A total of 187 exhibitors displayed their products to the 3,231 visitors who attended the show from more than 54 countries. The exhibitors were comprised of flower growers, logistics providers, growing supplies companies and other varied ancillary companies that support the Kenyan cut flower industry.
The best grower and breeder competition was held during the show with Terra Nigra taking the gold for its new rose variety “Firestar” and Select Breeding honored for its variety “SunQueen.” Taking home the awards in the rose grower classification were Ayana Farms for its “Freedom” rose and Uhuru Flowers for “Martim.”
The Kenyan floral industry started in the late 1970s with modest production in the Naivasha area and has now increased to approximately 6,175 acres of rose production, plus an expanding area in summer flowers, greens and fillers. Some projections expect rose production to develop beyond 7,410 acres by the end of 2015, with growing operations sprouting up throughout the country at different elevations and in many different regions.
The driving force behind the growth in the Kenyan flower industry has been the European market where approximately 40 percent of the flowers sold originate from Kenya. The FloraHolland auction continues to be the biggest player in Kenyan flowers, though the market is now expanding to Russia, Asia and Australia, with small quantities to the United States.
The reasons Kenyan flowers are mainly finding markets in Europe are the proximity and the enormous capacity of air cargo that is dedicated to serving this market.
Conversely, the United States is not only quite far away, but is supplied with many of the same products from Colombia and Ecuador via shorter, cheaper and direct flights. At present, there are no direct flights from Kenya to the United States due to security issues at the Nairobi airport that have kept the airlines from getting approval from U.S. aviation.
While meeting with growers at the show, and during the visits that I made to farms, I asked them all about their expansion plans and where they intended to place this additional product. They all mentioned increasing their sales to Europe and Russia while also stressing the need to supply the increasing demand in emerging markets like Turkey, Qatar, the United Arab Emirates, Japan and Hong Kong. Surprisingly, only one farm stated that it intended to make a push for the U.S. market.
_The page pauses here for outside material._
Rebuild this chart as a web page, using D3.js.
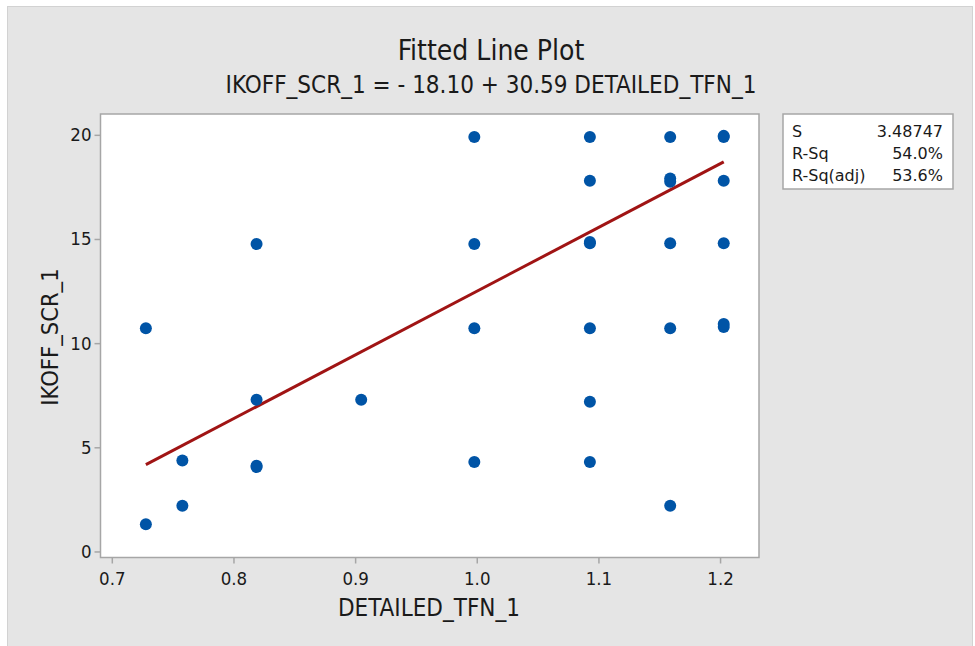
<!DOCTYPE html>
<html>
<head>
<meta charset="utf-8">
<script src="https://cdn.jsdelivr.net/npm/d3@7"></script>
<style>
  body { margin: 0; background: #ffffff; }
  svg { display: block; }
  .narrow { font-family: "DejaVu Sans Condensed", "Liberation Sans Narrow", sans-serif; }
</style>
</head>
<body>
<svg id="chart" width="975" height="646"></svg>
<script>
// data
const xValues = [0.728, 0.728, 0.758, 0.758, 0.819, 0.819, 0.819, 0.819, 0.905,
  0.998, 0.998, 0.998, 0.998,
  1.093, 1.093, 1.093, 1.093, 1.093, 1.093, 1.093,
  1.159, 1.159, 1.159, 1.159, 1.159, 1.159,
  1.203, 1.203, 1.203, 1.203, 1.203, 1.203];
const yValues = [10.72, 1.31, 4.37, 2.19, 14.76, 7.28, 4.05, 4.12, 7.28,
  19.9, 14.76, 10.72, 4.29,
  19.9, 17.8, 14.8, 14.85, 10.72, 7.19, 4.29,
  19.9, 17.75, 17.9, 14.8, 10.72, 2.19,
  19.9, 19.95, 17.8, 14.8, 10.78, 10.92];
const xTicks = [0.7, 0.8, 0.9, 1.0, 1.1, 1.2];
const yTicks = [0, 5, 10, 15, 20];
const intercept = -18.10;
const slope = 30.59;
const statLabels = ["S", "R-Sq", "R-Sq(adj)"];
const statValues = ["3.48747", "54.0%", "53.6%"];

const svg = d3.select("#chart");

// outer grey panel
svg.append("rect")
  .attr("x", 7.5).attr("y", 6.5)
  .attr("width", 965).attr("height", 660)
  .attr("fill", "#e5e5e5")
  .attr("stroke", "#d2d2d2");

const plot = { left: 100.5, top: 114, right: 759, bottom: 557.5 };

const x = d3.scaleLinear().domain([0.6907, 1.232]).range([plot.left, plot.right]);
const y = d3.scaleLinear().domain([-0.29, 21.0]).range([plot.bottom, plot.top]);

svg.append("rect")
  .attr("x", plot.left).attr("y", plot.top)
  .attr("width", plot.right - plot.left).attr("height", plot.bottom - plot.top)
  .attr("fill", "#ffffff")
  .attr("stroke", "#a6a6a6")
  .attr("stroke-width", 1.5);

// axes
const xAxis = svg.append("g")
  .attr("transform", `translate(0,${plot.bottom})`)
  .call(d3.axisBottom(x).tickValues(xTicks).tickFormat(d3.format(".1f")).tickSize(6).tickPadding(8));
const yAxis = svg.append("g")
  .attr("transform", `translate(${plot.left},0)`)
  .call(d3.axisLeft(y).tickValues(yTicks).tickSize(6).tickPadding(3));

[xAxis, yAxis].forEach(g => {
  g.select(".domain").remove();
  g.selectAll("line").attr("stroke", "#a6a6a6").attr("stroke-width", 1.5);
  g.selectAll("text")
    .attr("class", "narrow")
    .attr("font-size", 18.5)
    .attr("fill", "#1a1a1a");
});

// fitted line
const xMin = d3.min(xValues), xMax = d3.max(xValues);
svg.append("line")
  .attr("x1", x(xMin)).attr("y1", y(intercept + slope * xMin))
  .attr("x2", x(xMax)).attr("y2", y(intercept + slope * xMax))
  .attr("stroke", "#a01414")
  .attr("stroke-width", 3);

// points
svg.append("g")
  .selectAll("circle")
  .data(xValues.map((v, i) => [v, yValues[i]]))
  .join("circle")
  .attr("cx", d => x(d[0]))
  .attr("cy", d => y(d[1]))
  .attr("r", 6)
  .attr("fill", "#0054a6");

// titles
svg.append("text")
  .attr("class", "narrow")
  .attr("x", 491).attr("y", 60)
  .attr("text-anchor", "middle")
  .attr("font-size", 28)
  .attr("fill", "#1a1a1a")
  .text("Fitted Line Plot");

svg.append("text")
  .attr("class", "narrow")
  .attr("x", 491).attr("y", 93)
  .attr("text-anchor", "middle")
  .attr("font-size", 24)
  .attr("fill", "#1a1a1a")
  .text("IKOFF_SCR_1 = - 18.10 + 30.59 DETAILED_TFN_1");

svg.append("text")
  .attr("class", "narrow")
  .attr("x", 429).attr("y", 616)
  .attr("text-anchor", "middle")
  .attr("font-size", 24)
  .attr("fill", "#1a1a1a")
  .text("DETAILED_TFN_1");

svg.append("text")
  .attr("class", "narrow")
  .attr("transform", "translate(58,337) rotate(-90)")
  .attr("text-anchor", "middle")
  .attr("font-size", 23.5)
  .attr("fill", "#1a1a1a")
  .text("IKOFF_SCR_1");

// stats box
const box = svg.append("g").attr("transform", "translate(783,114)");
box.append("rect")
  .attr("width", 170).attr("height", 75)
  .attr("fill", "#ffffff")
  .attr("stroke", "#a6a6a6")
  .attr("stroke-width", 1.5);
statLabels.forEach((lab, i) => {
  box.append("text")
    .attr("x", 9).attr("y", 23 + i * 22)
    .attr("font-family", "DejaVu Sans, sans-serif")
    .attr("font-size", 16)
    .attr("fill", "#1a1a1a")
    .text(lab);
  box.append("text")
    .attr("x", 160).attr("y", 23 + i * 22)
    .attr("text-anchor", "end")
    .attr("font-family", "DejaVu Sans, sans-serif")
    .attr("font-size", 16)
    .attr("fill", "#1a1a1a")
    .text(statValues[i]);
});
</script>
</body>
</html>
The historical growth of the Kenyan flower industry, coupled with the projections for accelerated expansion of plantings, make this region a big player in our industry with much more influence on the market in years to come. As the global logistics chain improves, Kenyan flower production will certainly be affecting the U.S. market either directly or indirectly through increased competition with our current supply model.